*** Given data ***
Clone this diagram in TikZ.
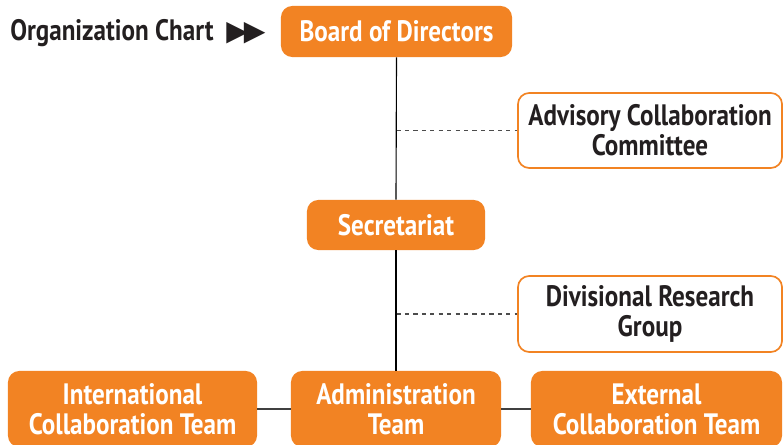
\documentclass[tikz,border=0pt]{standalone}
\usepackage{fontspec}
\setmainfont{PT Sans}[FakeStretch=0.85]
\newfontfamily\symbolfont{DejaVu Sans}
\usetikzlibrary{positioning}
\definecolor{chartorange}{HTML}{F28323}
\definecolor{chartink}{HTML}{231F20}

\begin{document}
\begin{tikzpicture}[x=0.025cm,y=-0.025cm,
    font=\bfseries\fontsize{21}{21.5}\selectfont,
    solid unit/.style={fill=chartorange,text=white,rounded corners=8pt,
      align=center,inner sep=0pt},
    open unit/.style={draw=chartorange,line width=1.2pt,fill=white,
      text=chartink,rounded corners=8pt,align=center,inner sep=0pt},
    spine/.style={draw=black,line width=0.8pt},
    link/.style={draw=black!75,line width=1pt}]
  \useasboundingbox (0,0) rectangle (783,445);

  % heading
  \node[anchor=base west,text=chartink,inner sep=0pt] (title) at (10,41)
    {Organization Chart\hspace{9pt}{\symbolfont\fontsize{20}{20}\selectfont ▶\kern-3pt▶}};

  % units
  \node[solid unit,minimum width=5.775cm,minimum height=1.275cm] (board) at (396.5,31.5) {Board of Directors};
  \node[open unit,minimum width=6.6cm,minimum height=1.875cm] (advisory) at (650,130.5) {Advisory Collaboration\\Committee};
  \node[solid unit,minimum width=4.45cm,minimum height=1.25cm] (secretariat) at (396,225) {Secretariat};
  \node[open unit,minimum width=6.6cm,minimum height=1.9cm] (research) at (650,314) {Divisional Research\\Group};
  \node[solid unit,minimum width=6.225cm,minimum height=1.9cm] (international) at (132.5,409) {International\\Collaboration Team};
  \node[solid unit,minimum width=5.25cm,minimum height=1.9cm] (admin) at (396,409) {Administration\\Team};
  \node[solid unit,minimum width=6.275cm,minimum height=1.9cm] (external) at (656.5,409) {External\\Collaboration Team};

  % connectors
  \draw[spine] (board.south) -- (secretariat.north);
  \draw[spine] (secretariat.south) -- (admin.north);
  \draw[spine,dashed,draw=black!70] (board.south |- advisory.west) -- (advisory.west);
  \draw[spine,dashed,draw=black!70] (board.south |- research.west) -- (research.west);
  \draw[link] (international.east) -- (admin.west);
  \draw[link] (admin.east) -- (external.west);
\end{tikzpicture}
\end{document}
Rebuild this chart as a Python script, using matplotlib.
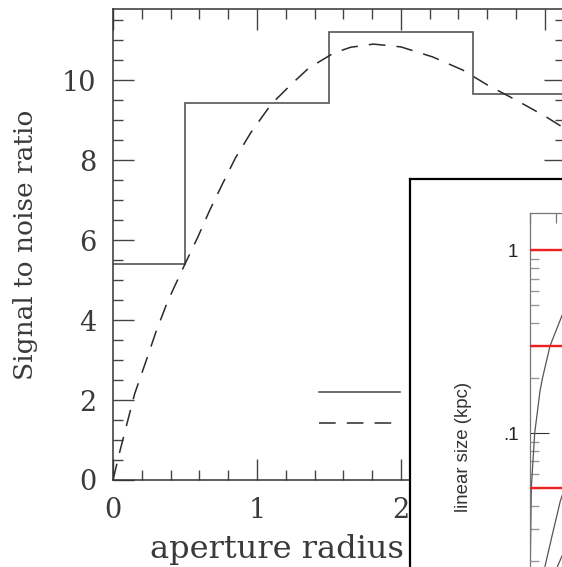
***
Exercise objective: Output the full set of records above without changing a word, and drop the images.

Exercise response:
Clone this diagram in TikZ.
\documentclass[tikz,border=0pt]{standalone}
\usepackage{fontspec}
\setmainfont{PT Sans}[FakeStretch=0.85]
\newfontfamily\symbolfont{DejaVu Sans}
\usetikzlibrary{positioning}
\definecolor{chartorange}{HTML}{F28323}
\definecolor{chartink}{HTML}{231F20}

\begin{document}
\begin{tikzpicture}[x=0.025cm,y=-0.025cm,
    font=\bfseries\fontsize{21}{21.5}\selectfont,
    solid unit/.style={fill=chartorange,text=white,rounded corners=8pt,
      align=center,inner sep=0pt},
    open unit/.style={draw=chartorange,line width=1.2pt,fill=white,
      text=chartink,rounded corners=8pt,align=center,inner sep=0pt},
    spine/.style={draw=black,line width=0.8pt},
    link/.style={draw=black!75,line width=1pt}]
  \useasboundingbox (0,0) rectangle (783,445);

  % heading
  \node[anchor=base west,text=chartink,inner sep=0pt] (title) at (10,41)
    {Organization Chart\hspace{9pt}{\symbolfont\fontsize{20}{20}\selectfont ▶\kern-3pt▶}};

  % units
  \node[solid unit,minimum width=5.775cm,minimum height=1.275cm] (board) at (396.5,31.5) {Board of Directors};
  \node[open unit,minimum width=6.6cm,minimum height=1.875cm] (advisory) at (650,130.5) {Advisory Collaboration\\Committee};
  \node[solid unit,minimum width=4.45cm,minimum height=1.25cm] (secretariat) at (396,225) {Secretariat};
  \node[open unit,minimum width=6.6cm,minimum height=1.9cm] (research) at (650,314) {Divisional Research\\Group};
  \node[solid unit,minimum width=6.225cm,minimum height=1.9cm] (international) at (132.5,409) {International\\Collaboration Team};
  \node[solid unit,minimum width=5.25cm,minimum height=1.9cm] (admin) at (396,409) {Administration\\Team};
  \node[solid unit,minimum width=6.275cm,minimum height=1.9cm] (external) at (656.5,409) {External\\Collaboration Team};

  % connectors
  \draw[spine] (board.south) -- (secretariat.north);
  \draw[spine] (secretariat.south) -- (admin.north);
  \draw[spine,dashed,draw=black!70] (board.south |- advisory.west) -- (advisory.west);
  \draw[spine,dashed,draw=black!70] (board.south |- research.west) -- (research.west);
  \draw[link] (international.east) -- (admin.west);
  \draw[link] (admin.east) -- (external.west);
\end{tikzpicture}
\end{document}
Rebuild this chart as a Python script, using matplotlib.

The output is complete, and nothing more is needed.